One of the two known hoaxes involving sharks in Lake Michigan. (Source: Chicago Tribune, 1969)

One was later revealed as a prank, and scientists think the other may have been a prank, or possibly a discarded pet. Phillip Willink admits the Shedd aquarium has several sharks swimming in tanks just a few feet from the waters of Lake Michigan, but promises “We keep them in the building at all times.” Kevin Irons allows a baby shark could arrive in a cargo ship’s ballast water tank, but it would most likely die in the lake. It would need to survive several years, living through the frigid winters, avoiding predation, until it was large enough to attack a child. Again, all of this is exceedingly unlikely.

The um, shark’s tooth in the coffin?

Shark attacks make the news. Editors and reporters know there’s something fascinating and horrific about toothed death emerging from tranquil waters in a vacation spot to ruin somebody’s week. If a shark did attack somebody in Chicago, you would expect to see it in the Chicago newspapers. You would expect anniversary stories, stories pegged to “Shark Week”, and “where are they now?” stories about Lawson and Adler. We have access to searchable archives for major Chicago newspapers and we found that none carried a shark attack story. This, more than any other piece of evidence, really makes the case that the bull shark story is an urban legend

And one further point. Often, urban legends have their grounding in some true but prosaic story. Over time the details are exaggerated and enhanced into an enduring fiction. But there appears to be absolutely nothing CLOSE to the 1955 shark attack in any records. Until 1975. There are references to Lawson in the Tribune’s “Action Line” column, and the earliest one: October 1975, and it references a magazine called Killer Sharks: The Jaws of Death, also published in 1975, the same year as Felix Dennis’ Man-Eating Sharks. All three verifiable references of George Lawson occur in 1975, the year of Jaws, and a year characterized by intense shark interest world wide. This cluster of references suggests a likely scenario: Somebody, possibly one of Felix Dennis’ authors, possibly the Jaws of Death publishers, possibly the publishers of another mysterious book or magazine designed to capitalize on the Jaws phenomenon; somebody just made the whole thing up to sell magazines and make a quick buck. If that fabricator would only come forward, it would save our questioners, and the city of Chicago, a great deal of frustration.

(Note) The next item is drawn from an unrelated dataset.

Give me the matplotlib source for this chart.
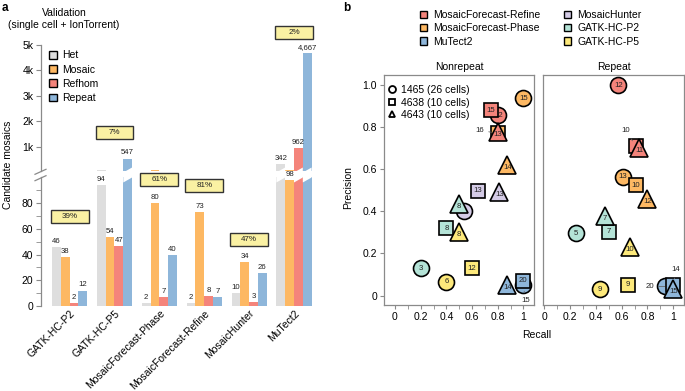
import matplotlib
matplotlib.use("Agg")
import matplotlib.pyplot as plt
from matplotlib.patches import Rectangle, Polygon, Patch
from matplotlib.lines import Line2D
from matplotlib.transforms import blended_transform_factory
import numpy as np

plt.rcParams['font.family'] = ['Liberation Sans', 'DejaVu Sans']

# ---------------- data: panel a ----------------
methods_a = ["GATK-HC-P2", "GATK-HC-P5", "MosaicForecast-Phase",
             "MosaicForecast-Refine", "MosaicHunter", "MuTect2"]
categories = ["Het", "Mosaic", "Refhom", "Repeat"]
het = [46, 94, 2, 2, 10, 342]
mosaic = [38, 54, 80, 73, 34, 98]
refhom = [2, 47, 7, 8, 3, 962]
repeat = [12, 547, 40, 7, 26, 4667]
pct_labels = ["39%", "7%", "61%", "81%", "47%", "2%"]

# ---------------- data: panel b ----------------
legend_methods = ["MosaicForecast-Refine", "MosaicForecast-Phase", "MuTect2",
                  "MosaicHunter", "GATK-HC-P2", "GATK-HC-P5"]
shape_names = ["1465 (26 cells)", "4638 (10 cells)", "4643 (10 cells)"]

nr_method = ["MosaicForecast-Phase", "MosaicForecast-Refine", "MuTect2", "MosaicHunter",
             "GATK-HC-P2", "GATK-HC-P5",
             "MosaicForecast-Refine", "MosaicForecast-Phase", "MuTect2", "MosaicHunter",
             "GATK-HC-P2", "GATK-HC-P5",
             "MosaicForecast-Refine", "MosaicForecast-Phase", "MuTect2", "MosaicHunter",
             "GATK-HC-P2", "GATK-HC-P5"]
nr_shape = [0, 0, 0, 0, 0, 0, 1, 1, 1, 1, 1, 1, 2, 2, 2, 2, 2, 2]
nr_recall = [1.00, 0.805, 1.00, 0.54, 0.20, 0.40,
             0.746, 0.80, 1.00, 0.644, 0.40, 0.60,
             0.80, 0.875, 0.875, 0.813, 0.50, 0.50]
nr_precision = [0.937, 0.857, 0.05, 0.40, 0.13, 0.066,
                0.881, 0.77, 0.07, 0.498, 0.32, 0.13,
                0.778, 0.62, 0.052, 0.494, 0.435, 0.30]
nr_count = [15, 12, 15, 8, 3, 6,
            15, 16, 20, 13, 8, 12,
            13, 14, 14, 13, 8, 8]

rp_method = ["MosaicForecast-Refine", "MosaicForecast-Phase", "MuTect2",
             "GATK-HC-P2", "GATK-HC-P5",
             "MosaicForecast-Refine", "MosaicForecast-Phase", "MuTect2",
             "GATK-HC-P2", "GATK-HC-P5",
             "MosaicForecast-Refine", "MosaicForecast-Phase", "MuTect2",
             "GATK-HC-P2", "GATK-HC-P5"]
rp_shape = [0, 0, 0, 0, 0, 1, 1, 1, 1, 1, 2, 2, 2, 2, 2]
rp_recall = [0.575, 0.61, 0.936, 0.245, 0.433,
             0.71, 0.71, 1.00, 0.50, 0.647,
             0.735, 0.80, 1.00, 0.47, 0.665]
rp_precision = [1.00, 0.565, 0.043, 0.296, 0.03,
                0.71, 0.525, 0.05, 0.304, 0.051,
                0.70, 0.457, 0.03, 0.38, 0.23]
rp_count = [12, 13, 20, 5, 9,
            10, 10, 14, 7, 9,
            11, 12, 15, 7, 10]

# ---------------- styles / layout ----------------
cat_colors = ["#dedede", "#fdb863", "#f4847b", "#8eb6da"]
method_colors = {"MosaicForecast-Refine": "#f4847b", "MosaicForecast-Phase": "#fdb863",
                 "MuTect2": "#8eb6da", "MosaicHunter": "#d4cbe6",
                 "GATK-HC-P2": "#b4e3d7", "GATK-HC-P5": "#fde97b"}
shape_markers = ["o", "s", "^"]
shape_sizes = [11.5, 9.5, 13]
# offsets (points) of labels drawn outside the marker: index -> offset
outside_nr = {2: (1.5, -11), 7: (-13, 2.5)}
outside_rp = {2: (-11, 0), 5: (-7, 11), 7: (2, 11)}
pct_box_y = [70, 135, 98.8, 94, 52, 213]  # vertical centres of percent boxes (lower-axis units)

W, H = 685, 391
fig = plt.figure(figsize=(W / 100, H / 100), dpi=100)

def fx(px):
    return px / W

def fy(py):
    return 1 - py / H

GRAY = "#8a8a8a"
FS = 7.5

# ---------------- panel a ----------------
ax_high = fig.add_axes([fx(41), fy(171), fx(316) - fx(41), fy(15) - fy(171)])
ax_low = fig.add_axes([fx(41), fy(306), fx(316) - fx(41), fy(177) - fy(306)])
for a in (ax_high, ax_low):
    a.patch.set_visible(False)
    for s in ("top", "right", "bottom"):
        a.spines[s].set_visible(False)
    a.spines["left"].set_color(GRAY)
    a.spines["left"].set_linewidth(0.9)
    a.tick_params(axis="y", which="both", color=GRAY, labelsize=FS, pad=2)
    a.tick_params(axis="y", which="major", length=3.5)
    a.tick_params(axis="y", which="minor", length=3.5)
    a.set_xlim(0, 31.25)

LOW_TOP = 100.4
HIGH_LOW, HIGH_TOP = 58.7, 6164
ax_low.set_ylim(0, LOW_TOP)
ax_high.set_ylim(HIGH_LOW, HIGH_TOP)
ax_high.spines["left"].set_bounds(HIGH_LOW, 5000)

pitch = 5.1
group_left = np.arange(len(methods_a)) * pitch + 1.25
group_center = group_left + 2.0
series = [het, mosaic, refhom, repeat]

for j, (vals, col) in enumerate(zip(series, cat_colors)):
    xs = group_left + j + 0.5
    ax_low.bar(xs, vals, width=1.0, color=col, linewidth=0)
    ax_high.bar(xs, vals, width=1.0, color=col, linewidth=0)
    for x, v in zip(xs, vals):
        tgt = ax_low if v <= LOW_TOP else ax_high
        tgt.annotate(f"{v:,}", (x, v), xytext=(0, 1.5), textcoords="offset points",
                     ha="center", va="bottom", fontsize=5.6, color="#222222")
        if v > LOW_TOP:
            tr = blended_transform_factory(ax_low.transData, fig.transFigure)
            poly = Polygon([(x - 0.5, fy(182.5)), (x + 0.5, fy(177.5)),
                            (x + 0.5, fy(167.5)), (x - 0.5, fy(172.5))],
                           closed=True, facecolor="white", edgecolor="none",
                           transform=tr, zorder=5)
            fig.add_artist(poly)

ax_low.set_xticks(group_center)
ax_low.set_xticklabels(methods_a, rotation=45, ha="right", va="top",
                       rotation_mode="anchor", fontsize=FS)
ax_low.tick_params(axis="x", length=0, pad=1.5)
ax_low.set_yticks([0, 20, 40, 60, 80])
ax_low.set_yticks([10, 30, 50, 70, 90], minor=True)
ax_high.set_xticks([])
ax_high.set_yticks([1000, 2000, 3000, 4000, 5000])
ax_high.set_yticklabels(["1k", "2k", "3k", "4k", "5k"])

# spine break marks
for (y0, y1) in [(174.3, 169.3), (180.7, 175.7)]:
    fig.add_artist(Line2D([fx(35), fx(46)], [fy(y0), fy(y1)], color=GRAY, lw=0.9))

# percent boxes
bw, bh = 4.3, 10.1
for xc, yc, lab in zip(group_center, pct_box_y, pct_labels):
    ax_low.add_patch(Rectangle((xc - bw / 2, yc - bh / 2), bw, bh, facecolor="#faf1a3",
                               edgecolor="#333333", lw=1.0, clip_on=False, zorder=6))
    ax_low.text(xc, yc, lab, ha="center", va="center", fontsize=5.8, clip_on=False,
                zorder=7, color="#222222")

fig.text(fx(64), fy(13), "Validation", ha="center", va="center", fontsize=FS)
fig.text(fx(64), fy(25), "(single cell + IonTorrent)", ha="center", va="center", fontsize=FS)
fig.text(fx(8), fy(165), "Candidate mosaics", rotation=90, ha="center", va="center", fontsize=FS)
fig.text(fx(2), fy(8), "a", fontweight="bold", fontsize=8.5, va="center")

fig.legend([Patch(facecolor=c, edgecolor="black", lw=1.0) for c in cat_colors],
           categories, loc="upper left", bbox_to_anchor=(fx(49), fy(50.5)),
           frameon=False, fontsize=FS, handlelength=0.75, handleheight=0.75,
           handletextpad=0.5, labelspacing=0.4, borderpad=0, borderaxespad=0)

# ---------------- panel b ----------------
axL = fig.add_axes([fx(384), fy(305), fx(534) - fx(384), fy(75) - fy(305)])
axR = fig.add_axes([fx(543), fy(305), fx(684) - fx(543), fy(75) - fy(305)])
axL.set_xlim(-0.0857, 1.083)
axR.set_xlim(-0.008, 1.083)
for a in (axL, axR):
    a.set_ylim(-0.045, 1.048)
    for s in a.spines.values():
        s.set_color(GRAY)
        s.set_linewidth(0.9)
    a.set_xticks([0, 0.2, 0.4, 0.6, 0.8, 1.0])
    a.set_xticklabels(["0", "0.2", "0.4", "0.6", "0.8", "1"])
    a.set_xticks(np.round(np.arange(0.1, 1.0, 0.2), 2), minor=True)
    a.tick_params(axis="both", which="both", color=GRAY, labelsize=FS, length=3, pad=2)
axL.set_yticks([0, 0.2, 0.4, 0.6, 0.8, 1.0])
axL.set_yticklabels(["0", "0.2", "0.4", "0.6", "0.8", "1.0"])
axR.set_yticks([])


def draw_points(ax, methods, shapes, xs, ys, counts, outside):
    for i, (m, s, x, y, c) in enumerate(zip(methods, shapes, xs, ys, counts)):
        z = 3 + i * 0.02
        ax.plot([x], [y], marker=shape_markers[s], ms=shape_sizes[s],
                mfc=method_colors[m], mec="black", mew=1.2, ls="none",
                zorder=z, clip_on=False)
        if i in outside:
            ax.annotate(str(c), (x, y), xytext=outside[i], textcoords="offset points",
                        ha="center", va="center", fontsize=5.6, color="#222222",
                        zorder=z + 0.01,
                        arrowprops=dict(arrowstyle="-", color="#666666", lw=0.6,
                                        shrinkA=1.5, shrinkB=4.5))
        else:
            dy = -1.8 if s == 2 else 0
            ax.annotate(str(c), (x, y), xytext=(0, dy), textcoords="offset points",
                        ha="center", va="center", fontsize=5.6, color="#222222",
                        zorder=z + 0.01)


draw_points(axL, nr_method, nr_shape, nr_recall, nr_precision, nr_count, outside_nr)
draw_points(axR, rp_method, rp_shape, rp_recall, rp_precision, rp_count, outside_rp)

shape_handles = [Line2D([], [], marker=m, ls="none", mfc="white", mec="black", mew=1.3, ms=5)
                 for m in shape_markers]
axL.legend(shape_handles, shape_names, loc="upper left", bbox_to_anchor=(0.0, 0.975),
           frameon=False, fontsize=FS, handlelength=0.8, handletextpad=0.4,
           labelspacing=0.25, borderpad=0.2, borderaxespad=0.2)

fig.text(fx(459), fy(66.7), "Nonrepeat", ha="center", va="center", fontsize=FS)
fig.text(fx(613.5), fy(66.7), "Repeat", ha="center", va="center", fontsize=FS)
fig.text(fx(348), fy(188), "Precision", rotation=90, ha="center", va="center", fontsize=FS)
fig.text(fx(537), fy(335), "Recall", ha="center", va="center", fontsize=FS)
fig.text(fx(343), fy(8), "b", fontweight="bold", fontsize=8.5, va="center")

fig.legend([Patch(facecolor=method_colors[m], edgecolor="black", lw=1.0) for m in legend_methods],
           legend_methods, loc="upper left", bbox_to_anchor=(fx(420), fy(10)), ncol=2,
           frameon=False, fontsize=FS, handlelength=0.7, handleheight=0.7,
           handletextpad=0.6, labelspacing=0.32, columnspacing=2.2,
           borderpad=0, borderaxespad=0)

fig.savefig("out.png", dpi=100)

Producer Jesse Dukes, left, and questioner Hilary Winiarz.
Our questioners

Adam Kovac asked his version of the question back in 2012, in the early days of the Curious City project. He was surprised and pleased when he heard we were finally tackling his question, three years (and several swimming seasons) later. We were unable to talk to him due to scheduling difficulties. Hilary Winiarz’s day job is as a writer in corporate communication and a mother of a ten year old boy, Matty, who also likes sharks. In what spare time she can scrape up, she writes fiction. Perhaps, it’s the romance novelist in her that makes her say she wants the shark story to be true: “I would, actually. I mean he lived, so it’s not terribly tragic.” Still unsatisfied, she mentioned the possibility of going through hospital records to find a patient named George Lawson in 1955.  When we suggested that may prove a wild goose chase, she wasn’t sure: “The jury is still out on the goose chasey-ness of this of this, but it’s enough potential for a goose chase to say I might be spinning my wheels.”

Jesse Dukes is Curious City’s audio producer, and he knows a thing or two about sharks. Thanks to Emily Charnock for sharkival assistance.